Okay it’s February, which means it’s time to talk Oscars. The winter Olympics gives us an extra week this year, so my annual Oscar coverage will be coming to you Mondays and Thursdays from now until the big day on March 4. Then it’ll be time to put the blog on vacation for a bit and write something else for a while.
SUPPORTING ACTOR – NOMINEES
Willem Dafoe, “The Florida Project”
Woody Harrelson, “Three Billboards Outside Ebbing, Missouri”
Richard Jenkins, “The Shape of Water”
Christopher Plummer, “All the Money in the World”
Sam Rockwell, “Three Billboards Outside Ebbing, Missouri”
Who will win: Sam Rockwell
Who could win: Willem Dafoe
Who should win: Sam Rockwell
Who should be here: Patrick Stewart, “Logan”
At this point, the Best Supporting Actor race is really just a two-headed one between Three Billboard’s Sam Rockwell and The Florida Project’s Willem Dafoe.
Rockwell has the inside track, having won a litany of supporting actor awards for his portrayal of the angry, racist cop Dixon, and would ordinarily be seen has holding the inside track. However, Three Billboards has inexplicably come under fire as of late, as some critics and viewers seem to misunderstand the film. They, apparently, think that Dixon’s racism has no place in film, even in the context of a story that shows him ultimately evolving past it. To me, these are the same people who think we should remove Mark Twain from the libraries, but that’s neither here nor there.

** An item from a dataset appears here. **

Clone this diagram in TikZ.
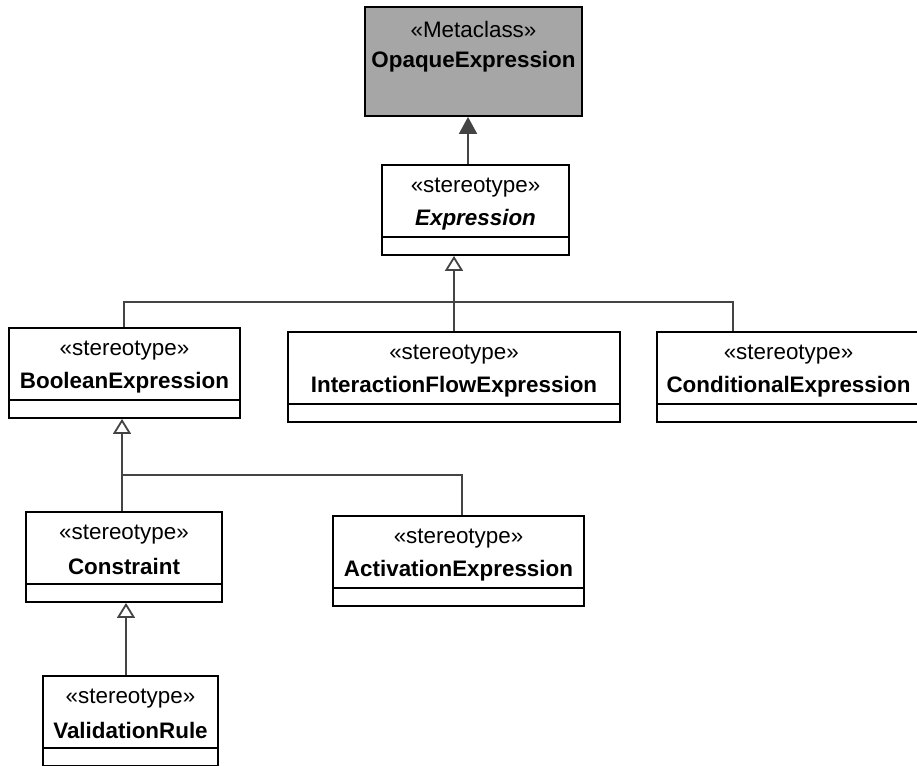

The controversy has been a boon to Dafoe, who is on his fourth nomination but still seeking his first gold statue. Dafoe’s Bobby was a much more nuanced role than Dixon in a film that was barely seen, making it more difficult for him come awards season.
The two-headed race may be a bit surprising, given all the talk surrounding Christopher Plummer’s turn as J. Paul Getty in All the Money in the World. For those who have been living under a rock, Plummer notably replace Kevin Spacey in the film after the latter came under fire for past sexual abuses. Spacey’s entire part was re-shot with Plummer in 10 days over Thanksgiving in time for a Christmas Day release. But the film ultimately didn’t catch with viewers, and Getty was a somewhat one-note role.
I’d like to have seen Sir Patrick Stewart pick up a nomination for Logan here in his gritty portrayal of the aging Charles Xavier dealing with some form of alzheimer’s disease. Stewart himself said the resulting film was so beautiful that he couldn’t see playing the role again, and ultimately retired from the X-Men.